Requirement
From the listing that follows, output everything exactly except the pictures.

Provided material
#####

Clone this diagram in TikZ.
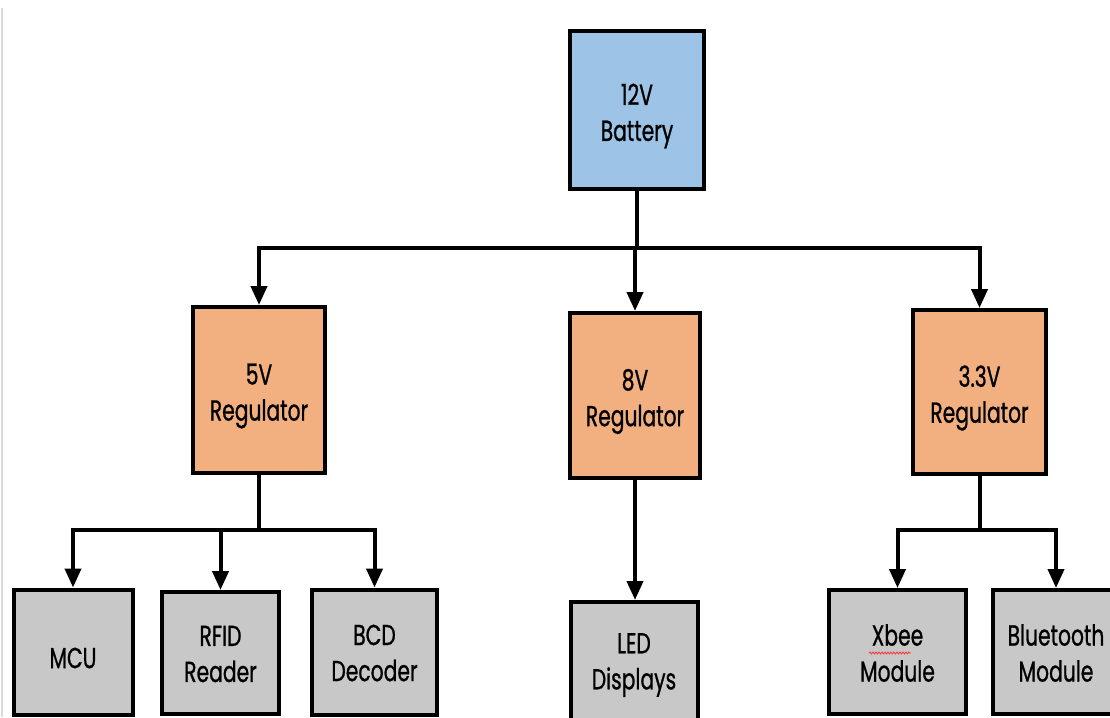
\documentclass[tikz,border=0pt]{standalone}
\usepackage{fontspec}
\setmainfont[FakeStretch=0.7,FakeBold=0.8]{Poppins}
\usetikzlibrary{arrows.meta,decorations.pathmorphing}
\definecolor{bblue}{HTML}{9DC3E6}
\definecolor{borange}{HTML}{F2AF80}
\definecolor{bgray}{HTML}{C8C8C8}
\begin{document}
\begin{tikzpicture}[x=1pt,y=-1pt,
  box/.style={draw=black,line width=4pt,inner sep=0pt},
  txt/.style={label={[font=\fontsize{29}{36}\selectfont,align=center,inner sep=0pt,yshift=-6pt]center:#1}},
  txtb/.style={label={[font=\fontsize{29}{36}\selectfont,align=center,inner sep=0pt,yshift=-1pt]center:#1}},
  arr/.style={line width=4pt,-{Triangle[length=19pt,width=16pt]}}]
\useasboundingbox (0,0) rectangle (1110,717);
\clip (0,0) rectangle (1110,717);
\fill[white] (0,0) rectangle (1110,717);
\draw[line width=1.5pt,black!14] (2,8) -- (2,717);
% nodes
\node[box,fill=bblue,minimum width=134pt,minimum height=158pt,txt={12V\\Battery}] (bat) at (637,110) {};
\node[box,fill=borange,minimum width=132pt,minimum height=166pt,txt={5V\\Regulator}] (r5) at (259,390) {};
\node[box,fill=borange,minimum width=130pt,minimum height=165pt,txt={8V\\Regulator}] (r8) at (635,395.5) {};
\node[box,fill=borange,minimum width=133pt,minimum height=164pt,txt={3.3V\\Regulator}] (r33) at (979.5,392) {};
\node[box,fill=bgray,minimum width=119pt,minimum height=125pt,txt={MCU}] (mcu) at (73,652) {};
\node[box,fill=bgray,minimum width=117pt,minimum height=122pt,txtb={RFID\\Reader}] (rfid) at (220.5,653) {};
\node[box,fill=bgray,minimum width=125pt,minimum height=125pt,txtb={BCD\\Decoder}] (bcd) at (374.5,652) {};
\node[box,fill=bgray,minimum width=127pt,minimum height=130pt] (led) at (634,667) {};
\node[font=\fontsize{29}{36}\selectfont,align=center,inner sep=0pt] (ledt) at (634,665) {LED\\Displays};
\node[box,fill=bgray,minimum width=137pt,minimum height=124pt,txtb={Xbee\\Module}] (xb) at (897.5,652) {};
\node[box,fill=bgray,minimum width=126pt,minimum height=124pt,txtb={Bluetooth\\Module}] (bt) at (1056,652) {};
% spellcheck squiggle
\coordinate (sq1) at (869,653);
\coordinate (sq2) at (911,653);
\draw[red!80,line width=0.8pt,decorate,decoration={snake,amplitude=1pt,segment length=3pt}] (sq1) -- (sq2);
% connectors
\coordinate (b1) at (637,248);
\coordinate (b2) at (259,530);
\coordinate (b3) at (979.5,530);
\draw[arr] (bat.south) -- (b1) -| (r5);
\draw[arr] (bat.south) -- (b1) -| (r33);
\draw[arr] (b1 -| r8) -- (r8);
\draw[arr] (r5.south) -- (b2) -| (mcu);
\draw[arr] (r5.south) -- (b2) -| (bcd);
\draw[arr] (b2 -| rfid) -- (rfid);
\draw[arr] (r8.south) -- (r8.south |- led.north);
\draw[arr] (r33.south) -- (b3) -| (xb);
\draw[arr] (r33.south) -- (b3) -| (bt);
\end{tikzpicture}
\end{document}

#####

The output
Clone this diagram in TikZ.
\documentclass[tikz,border=0pt]{standalone}
\usepackage{fontspec}
\setmainfont[FakeStretch=0.7,FakeBold=0.8]{Poppins}
\usetikzlibrary{arrows.meta,decorations.pathmorphing}
\definecolor{bblue}{HTML}{9DC3E6}
\definecolor{borange}{HTML}{F2AF80}
\definecolor{bgray}{HTML}{C8C8C8}
\begin{document}
\begin{tikzpicture}[x=1pt,y=-1pt,
  box/.style={draw=black,line width=4pt,inner sep=0pt},
  txt/.style={label={[font=\fontsize{29}{36}\selectfont,align=center,inner sep=0pt,yshift=-6pt]center:#1}},
  txtb/.style={label={[font=\fontsize{29}{36}\selectfont,align=center,inner sep=0pt,yshift=-1pt]center:#1}},
  arr/.style={line width=4pt,-{Triangle[length=19pt,width=16pt]}}]
\useasboundingbox (0,0) rectangle (1110,717);
\clip (0,0) rectangle (1110,717);
\fill[white] (0,0) rectangle (1110,717);
\draw[line width=1.5pt,black!14] (2,8) -- (2,717);
% nodes
\node[box,fill=bblue,minimum width=134pt,minimum height=158pt,txt={12V\\Battery}] (bat) at (637,110) {};
\node[box,fill=borange,minimum width=132pt,minimum height=166pt,txt={5V\\Regulator}] (r5) at (259,390) {};
\node[box,fill=borange,minimum width=130pt,minimum height=165pt,txt={8V\\Regulator}] (r8) at (635,395.5) {};
\node[box,fill=borange,minimum width=133pt,minimum height=164pt,txt={3.3V\\Regulator}] (r33) at (979.5,392) {};
\node[box,fill=bgray,minimum width=119pt,minimum height=125pt,txt={MCU}] (mcu) at (73,652) {};
\node[box,fill=bgray,minimum width=117pt,minimum height=122pt,txtb={RFID\\Reader}] (rfid) at (220.5,653) {};
\node[box,fill=bgray,minimum width=125pt,minimum height=125pt,txtb={BCD\\Decoder}] (bcd) at (374.5,652) {};
\node[box,fill=bgray,minimum width=127pt,minimum height=130pt] (led) at (634,667) {};
\node[font=\fontsize{29}{36}\selectfont,align=center,inner sep=0pt] (ledt) at (634,665) {LED\\Displays};
\node[box,fill=bgray,minimum width=137pt,minimum height=124pt,txtb={Xbee\\Module}] (xb) at (897.5,652) {};
\node[box,fill=bgray,minimum width=126pt,minimum height=124pt,txtb={Bluetooth\\Module}] (bt) at (1056,652) {};
% spellcheck squiggle
\coordinate (sq1) at (869,653);
\coordinate (sq2) at (911,653);
\draw[red!80,line width=0.8pt,decorate,decoration={snake,amplitude=1pt,segment length=3pt}] (sq1) -- (sq2);
% connectors
\coordinate (b1) at (637,248);
\coordinate (b2) at (259,530);
\coordinate (b3) at (979.5,530);
\draw[arr] (bat.south) -- (b1) -| (r5);
\draw[arr] (bat.south) -- (b1) -| (r33);
\draw[arr] (b1 -| r8) -- (r8);
\draw[arr] (r5.south) -- (b2) -| (mcu);
\draw[arr] (r5.south) -- (b2) -| (bcd);
\draw[arr] (b2 -| rfid) -- (rfid);
\draw[arr] (r8.south) -- (r8.south |- led.north);
\draw[arr] (r33.south) -- (b3) -| (xb);
\draw[arr] (r33.south) -- (b3) -| (bt);
\end{tikzpicture}
\end{document}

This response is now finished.